King Lear, Ran and A Thousand Acres each offer wildly differing characters and contexts playing out the same basic story; but their diverse palettes draw on similar emotional ranges. The unique voices resonating from Smiley’s novel, Shakespeare’s play and Kurosawa’s film all address those common themes of humanity: love, duty, responsibility, relationships, violence – which I’d say are the stock in trade of storytelling in pretty much any culture on the planet.
This illuminated three things:
None of this should be news. Rifling and sampling has been injecting creative adventure into the lifeblood of literature for centuries. Ulysses, James Joyce’s 1920s re-tread of 2500 year old Greek performance poetry, is a luminous example from the last century. More recently Salman Rushdie (whose breath-taking novel Midnight’s Children about India’s partition struggles, won the 1981 Booker Prize) was in the vanguard of a celebrated upsurge in post-colonial storytelling that collectively has had a profound and penetrating influence. His eloquent and mischievous fictions fed a healthy appetite for native voices amongst England’s increasingly cosmopolitan readership.
Contemporary literature embraces potent writers from diverse personal backgrounds who are enquiring into identity and belonging, humanity and meaning across the breadth of human experience, from Monica Ali’s brimming saga of cultural differences to Jeanette Winterson’s candid exposure of lesbian affairs, religion and class – or Mark Haddon’s bestselling novel hinging on a mental disability – or Melvin Burgess’s provocative probing of teenage sexuality – or the comic ethnic posturing of young men in Gautam Malkani’s Londonstani – or Jean Binta Breeze, whose funny, dramatic and sometimes shocking poetry performances draw heavily on the wisdom of Caribbean and Windrush heritage – or – or – or....

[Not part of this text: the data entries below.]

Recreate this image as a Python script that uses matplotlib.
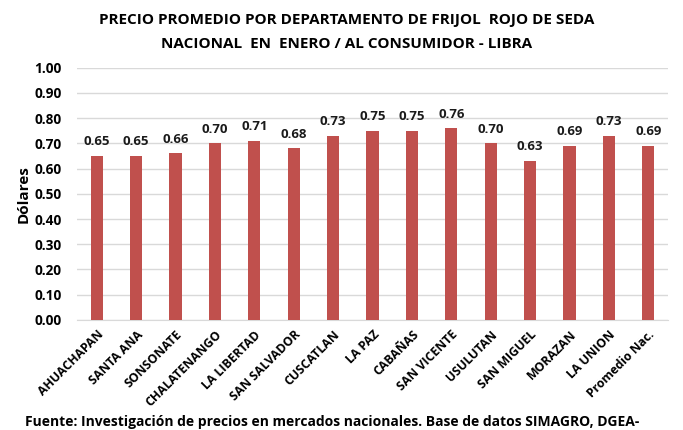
import numpy as np
import matplotlib
matplotlib.use("Agg")
import matplotlib.pyplot as plt

plt.rcParams['font.family'] = ['Open Sans', 'DejaVu Sans']

departamentos = ["AHUACHAPAN", "SANTA ANA", "SONSONATE", "CHALATENANGO", "LA LIBERTAD",
                 "SAN SALVADOR", "CUSCATLAN", "LA PAZ", "CABAÑAS", "SAN VICENTE",
                 "USULUTAN", "SAN MIGUEL", "MORAZAN", "LA UNION", "Promedio Nac."]
precios = [0.65, 0.65, 0.66, 0.70, 0.71, 0.68, 0.73, 0.75, 0.75, 0.76,
           0.70, 0.63, 0.69, 0.73, 0.69]
y_ticks = [0.0, 0.1, 0.2, 0.3, 0.4, 0.5, 0.6, 0.7, 0.8, 0.9, 1.0]

fig = plt.figure(figsize=(6.83, 4.30), dpi=100)
ax = fig.add_axes([0.1127, 0.256, 0.8653, 0.5866])

x = np.arange(len(departamentos))
ax.bar(x, precios, width=0.31, color='#c0504d', zorder=3)
for xi, v in zip(x, precios):
    ax.text(xi, v + 0.03, f"{v:.2f}", ha='center', va='bottom',
            fontsize=9.5, fontweight='bold', color='#1a1a1a')

ax.set_xlim(-0.5, len(departamentos) - 0.5)
ax.set_ylim(0, 1.0)
ax.set_yticks(y_ticks)
ax.set_yticklabels([f"{t:.2f}" for t in y_ticks], fontsize=9.8, fontweight='bold')
ax.yaxis.grid(True, color='#d9d9d9', lw=1, zorder=0)
ax.set_xticks(x)
ax.set_xticklabels(departamentos, rotation=45, ha='right', rotation_mode='anchor',
                   fontsize=8.8, fontweight='bold')
ax.tick_params(axis='y', length=0, pad=11)
ax.tick_params(axis='x', length=0, pad=6)
for s in ['top', 'right', 'left']:
    ax.spines[s].set_visible(False)
ax.spines['bottom'].set_color('#d9d9d9')
ax.set_ylabel("Dólares", fontsize=11, fontweight='bold', labelpad=3)

fig.text(0.507, 0.953, "PRECIO PROMEDIO POR DEPARTAMENTO DE FRIJOL  ROJO DE SEDA",
         ha='center', va='center', fontsize=11, fontweight='bold')
fig.text(0.507, 0.897, "NACIONAL  EN  ENERO / AL CONSUMIDOR - LIBRA",
         ha='center', va='center', fontsize=11, fontweight='bold')
fig.text(0.037, 0.036, "Fuente: Investigación de precios en mercados nacionales. Base de datos SIMAGRO, DGEA-",
         ha='left', va='top', fontsize=10, fontweight='bold')

fig.savefig("out.png", dpi=100)
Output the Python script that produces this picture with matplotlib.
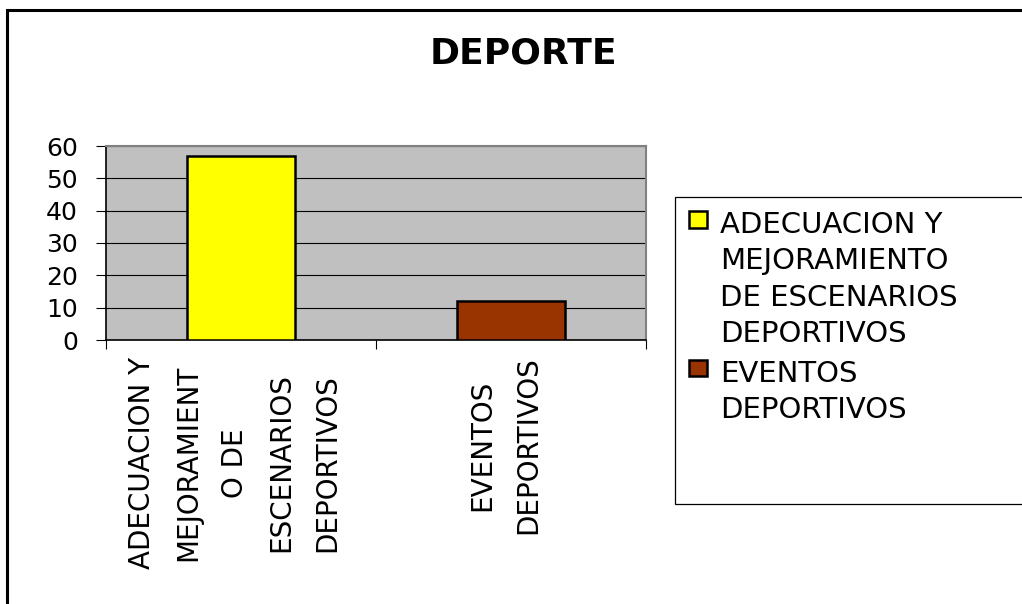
import matplotlib
matplotlib.use("Agg")
import matplotlib.pyplot as plt
from matplotlib.patches import Rectangle
from matplotlib.transforms import ScaledTranslation

# data
categories = ["ADECUACION Y\nMEJORAMIENT\nO DE\nESCENARIOS\nDEPORTIVOS",
              "EVENTOS\nDEPORTIVOS"]
series_names = ["ADECUACION Y\nMEJORAMIENTO\nDE ESCENARIOS\nDEPORTIVOS",
                "EVENTOS\nDEPORTIVOS"]
values = [57, 12]
colors = ["#FFFF00", "#993300"]
yticks = [0, 10, 20, 30, 40, 50, 60]

W, H = 1022, 604
fig = plt.figure(figsize=(W / 100, H / 100), dpi=100)
fig.patch.set_facecolor("white")

def fx(px):
    return px / W

def fy(py):
    return 1 - py / H

ax = fig.add_axes([fx(106), fy(340), fx(646) - fx(106), fy(146) - fy(340)])
ax.set_facecolor("#C0C0C0")

x = list(range(len(values)))
for i, (v, c, name) in enumerate(zip(values, colors, series_names)):
    ax.bar(x[i], v, width=0.4, color=c, edgecolor="black", linewidth=1.8,
           label=name, zorder=3)

ax.set_xlim(-0.5, len(values) - 0.5)
ax.set_ylim(0, 60)
ax.set_yticks(yticks)
ax.set_yticklabels([str(t) for t in yticks], fontsize=18)
ax.yaxis.grid(True, color="black", linewidth=0.8, zorder=1)
ax.set_axisbelow(True)
ax.tick_params(axis="y", direction="out", length=7.2, width=0.8, pad=13, colors="black")

ax.set_xticks(x)
ax.set_xticklabels(categories, rotation=90, fontsize=20, va="top", ha="center",
                   multialignment="center", linespacing=1.83)
ax.tick_params(axis="x", which="major", length=0, pad=12)
# category labels sit a little left of the category centre
shift = ScaledTranslation(-0.06, 0, fig.dpi_scale_trans)
for lbl in ax.get_xticklabels():
    lbl.set_transform(lbl.get_transform() + shift)
ax.set_xticks([-0.5, 0.5, 1.5], minor=True)
ax.tick_params(axis="x", which="minor", direction="out", length=6.5, width=0.8, colors="black")

for s in ["left", "bottom"]:
    ax.spines[s].set_color("black")
    ax.spines[s].set_linewidth(1.2)
for s in ["top", "right"]:
    ax.spines[s].set_color("#808080")
    ax.spines[s].set_linewidth(1.5)

# title
fig.text(fx(523), fy(63), "DEPORTE", fontsize=26, fontweight="bold",
         ha="center", va="baseline")

# legend frame and legend
fig.add_artist(Rectangle((fx(675), fy(504)), 0.5, fy(197) - fy(504),
                         transform=fig.transFigure, facecolor="white",
                         edgecolor="black", linewidth=0.9, clip_on=False, zorder=0))
leg = fig.legend(loc="upper left", bbox_to_anchor=(fx(689), fy(211)),
                 frameon=False, fontsize=21, handlelength=0.6, handleheight=0.5,
                 handletextpad=0.45, labelspacing=0.4, borderpad=0, borderaxespad=0)
for t in leg.get_texts():
    t.set_linespacing(1.38)
for hp in leg._legend_handle_box.get_children():
    for row in hp.get_children():
        row.align = "top"

# outer chart border (cut off at right and bottom)
fig.add_artist(Rectangle((fx(7), -0.1), 1.2, fy(10) + 0.1,
                         transform=fig.transFigure, facecolor="none",
                         edgecolor="black", linewidth=2.2, clip_on=False))

fig.savefig("out.png", dpi=100, facecolor="white")
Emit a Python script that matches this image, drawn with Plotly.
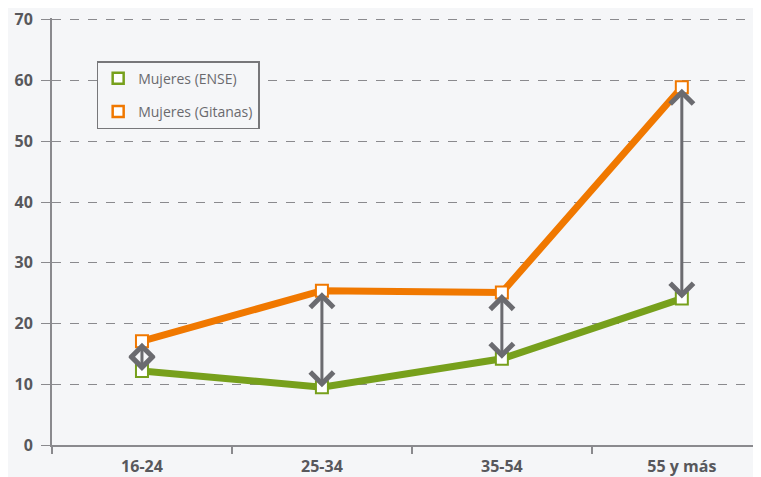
import plotly.graph_objects as go

# data
grupos_edad = ["16-24", "25-34", "35-54", "55 y más"]
mujeres_ense = [12.2, 9.5, 14.2, 24.1]
mujeres_gitanas = [17.1, 25.4, 25.1, 58.9]
y_ticks = [0, 10, 20, 30, 40, 50, 60, 70]

GREEN = "#77a01c"
ORANGE = "#f07800"
ARROW = "#6b6b70"
GRAY = "#8a8a8e"
BG = "#f5f6f8"

fig = go.Figure()

# series lines + open squares
fig.add_trace(go.Scatter(x=grupos_edad, y=mujeres_ense, mode="lines+markers",
                         line=dict(color=GREEN, width=7),
                         marker=dict(symbol="square", size=12, color="white",
                                     line=dict(color=GREEN, width=2)),
                         showlegend=False, cliponaxis=False))
fig.add_trace(go.Scatter(x=grupos_edad, y=mujeres_gitanas, mode="lines+markers",
                         line=dict(color=ORANGE, width=7),
                         marker=dict(symbol="square", size=12, color="white",
                                     line=dict(color=ORANGE, width=2)),
                         showlegend=False, cliponaxis=False))

# legend entries only (square symbol, no line)
fig.add_trace(go.Scatter(x=[None], y=[None], mode="markers", name="Mujeres (ENSE)",
                         legendgroup="a",
                         marker=dict(symbol="square", size=11, color="white",
                                     line=dict(color=GREEN, width=2.5))))
fig.add_trace(go.Scatter(x=[None], y=[None], mode="markers", name="Mujeres (Gitanas)",
                         legendgroup="b",
                         marker=dict(symbol="square", size=11, color="white",
                                     line=dict(color=ORANGE, width=2.5))))

# double headed arrows between the two series
for cat, lo, hi in zip(grupos_edad, mujeres_ense, mujeres_gitanas):
    fig.add_annotation(x=cat, y=lo, ax=cat, ay=hi, xref="x", yref="y",
                       axref="x", ayref="y", text="", showarrow=True,
                       arrowhead=4, startarrowhead=4, arrowside="end+start",
                       arrowsize=1.5, startarrowsize=1.5,
                       arrowwidth=3, arrowcolor=ARROW, standoff=0, startstandoff=0)

# page body adds an 8px offset, so the figure is 8px smaller than the window
fig.update_layout(
    width=753, height=469,
    margin=dict(l=44, r=0, t=8, b=30),
    paper_bgcolor=BG, plot_bgcolor=BG,
    font=dict(family="Open Sans", color="#58585c"),
    legend=dict(x=0.063, y=0.899, xanchor="left", yanchor="top",
                bgcolor=BG, bordercolor="#77777a", borderwidth=1.5,
                font=dict(size=14, color="#6a6a6e"),
                traceorder="grouped", tracegroupgap=12),
)
fig.update_xaxes(range=[-0.5, 3.44], showgrid=False, showline=True, linecolor=GRAY,
                 linewidth=2, tickson="boundaries", ticks="outside", ticklen=7,
                 tickcolor=GRAY, tickwidth=1.5, ticklabelstandoff=6,
                 tickfont=dict(size=16, color="#58585c", family="Open Sans", weight="bold"))
fig.update_yaxes(range=[0, 70.3], tickvals=y_ticks, showgrid=True, gridcolor=GRAY,
                 griddash="dash", gridwidth=1, showline=True, linecolor=GRAY,
                 linewidth=2, ticks="outside", ticklen=9, tickcolor=GRAY,
                 zeroline=False, ticklabelstandoff=5, ticklabeloverflow="allow",
                 tickfont=dict(size=16, color="#58585c", family="Open Sans", weight="bold"))

fig.write_html("out.html")
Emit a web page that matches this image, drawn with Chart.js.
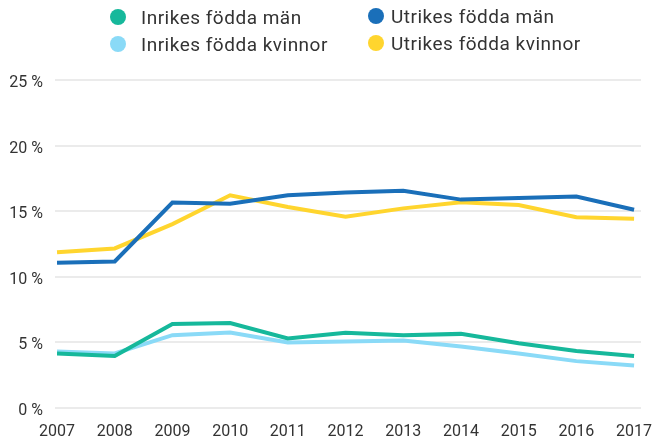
<!DOCTYPE html>
<html>
<head>
<meta charset="utf-8">
<script src="https://cdn.jsdelivr.net/npm/chart.js@4.4.1/dist/chart.umd.min.js"></script>
<style>
  html, body { margin: 0; padding: 0; background: #fff; }
  #wrap { position: relative; width: 658px; height: 436px; overflow: hidden; }
  #legend { position: absolute; left: 0; top: 0; width: 658px; height: 60px;
    font-family: Roboto, sans-serif; font-size: 19px; letter-spacing: 0.5px; color: #333; }
  .item { position: absolute; display: flex; align-items: center; white-space: nowrap; }
  .dot { width: 16px; height: 16px; border-radius: 50%; }
  canvas { position: absolute; left: 0; top: 0; }
</style>
</head>
<body>
<div id="wrap">
  <canvas id="c" width="658" height="436"></canvas>
  <div id="legend"></div>
</div>
<script>
const years = [2007, 2008, 2009, 2010, 2011, 2012, 2013, 2014, 2015, 2016, 2017];
const seriesLabels = ["Inrikes födda män", "Utrikes födda män", "Inrikes födda kvinnor", "Utrikes födda kvinnor"];
const inrikesMan = [4.12, 3.94, 6.38, 6.45, 5.27, 5.70, 5.52, 5.62, 4.91, 4.32, 3.94];
const utrikesMan = [11.05, 11.15, 15.65, 15.55, 16.2, 16.42, 16.55, 15.87, 16.0, 16.1, 15.1];
const inrikesKvinnor = [4.28, 4.12, 5.52, 5.72, 4.96, 5.04, 5.11, 4.66, 4.12, 3.54, 3.21];
const utrikesKvinnor = [11.86, 12.14, 14.0, 16.2, 15.3, 14.57, 15.2, 15.66, 15.46, 14.52, 14.4];
const yTicks = [0, 5, 10, 15, 20, 25];
const colors = ["#16B89B", "#1A6FB9", "#8ADAF7", "#FFD52E"];

const seriesValues = [inrikesMan, utrikesMan, inrikesKvinnor, utrikesKvinnor];
const datasets = seriesValues.map((vals, i) => ({
  label: seriesLabels[i],
  data: vals.map((v, j) => ({ x: years[j], y: v })),
  borderColor: colors[i],
  backgroundColor: colors[i],
  borderWidth: 4,
  pointRadius: 0,
  tension: 0,
  fill: false
}));
datasets[0].order = 1; datasets[2].order = 2; datasets[1].order = 3; datasets[3].order = 4;

const font = { family: "Roboto, sans-serif", size: 16, lineHeight: 1 };
new Chart(document.getElementById('c'), {
  type: 'line',
  data: { datasets },
  options: {
    responsive: false,
    animation: false,
    layout: { padding: { top: 80, right: 17, left: 0, bottom: 0 } },
    plugins: { legend: { display: false }, tooltip: { enabled: false } },
    scales: {
      x: {
        type: 'linear',
        min: 2006.965,
        max: 2017.12,
        afterBuildTicks: s => { s.ticks = years.map(v => ({ value: v })); },
        afterFit: s => { s.height = 28.5; s.paddingLeft = 0; s.paddingRight = 0; },
        ticks: { color: '#333', font, padding: 16.5, maxRotation: 0, autoSkip: false,
          callback: v => String(v) },
        grid: { display: false, drawTicks: false },
        border: { display: false }
      },
      y: {
        min: 0, max: 25,
        afterBuildTicks: s => { s.ticks = yTicks.map(v => ({ value: v })); },
        afterFit: s => { s.width = 55; s.paddingTop = 0; s.paddingBottom = 0; },
        ticks: { color: '#333', font, padding: 12, labelOffset: 3, callback: v => v + ' %' },
        grid: { color: '#EBEBEB', lineWidth: 2, drawTicks: false },
        border: { display: false }
      }
    }
  }
});

// [dot center x, dot center y, text left x]
const pos = [[118, 17, 141], [376, 16, 391], [118, 44, 141], [376, 43, 391]];
const legend = document.getElementById('legend');
seriesLabels.forEach((lab, i) => {
  const dot = document.createElement('span');
  dot.className = 'dot item';
  dot.style.background = colors[i];
  dot.style.left = (pos[i][0] - 8) + 'px';
  dot.style.top = (pos[i][1] - 8) + 'px';
  legend.appendChild(dot);
  const t = document.createElement('span');
  t.className = 'item';
  t.textContent = lab;
  t.style.left = pos[i][2] + 'px';
  t.style.top = (pos[i][1] - 12) + 'px';
  t.style.height = '24px';
  legend.appendChild(t);
});
</script>
</body>
</html>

Talking of Jean, she’s been the Patron of Lyric Lounge, an innovative series of transient mini-festivals in the East Midlands that originally started in celebration of the 2009 Special Olympics in Leicester. With a strong emphasis on disability and ethnic inclusivity, the Lyric Lounges have drawn together writers, poets, performers and artists into a sequence of workshops and platforms that create, develop and celebrate performance poetry. It is, in many ways, an example of the Arts Council’s creative case for diversity in action. Rather than attaching this diverse focus to an existing mainstream activity, the Lyric Lounge evolved through a commitment to showcasing high quality work generated by and for diverse artists that attracted inwards mainstream interest into the energy of the Lounges.
Since its strong debut, the Lyric Lounge has toured in different contexts around the region, showcasing some unique and diverse voices, building new partnerships, supporting emerging artists to achieve career progression, attracting curiosity, drawing in new audiences from non-mainstream backgrounds and incrementally changing mindsets about exclusion. It has offered a net increase to the diversity of literature activity in the region, and has been partly supported through the Arts Council’s open access funding stream Grants for the arts.
There’s no lack of diverse voices competing for space in a crowded literature market, so a challenge for the Arts Council’s creative case is to support the best of those to achieve an equality of access to progression, visibility and success. Clear and relevant advice to potential grant applicants (coupled with strong support for a portfolio of literature activities that offers craft development and new showcasing platforms) is a good starting point for stimulating wider discussion on the creative case – and on how that richer mix of artists can contribute their inspiring work to the widest possible audience.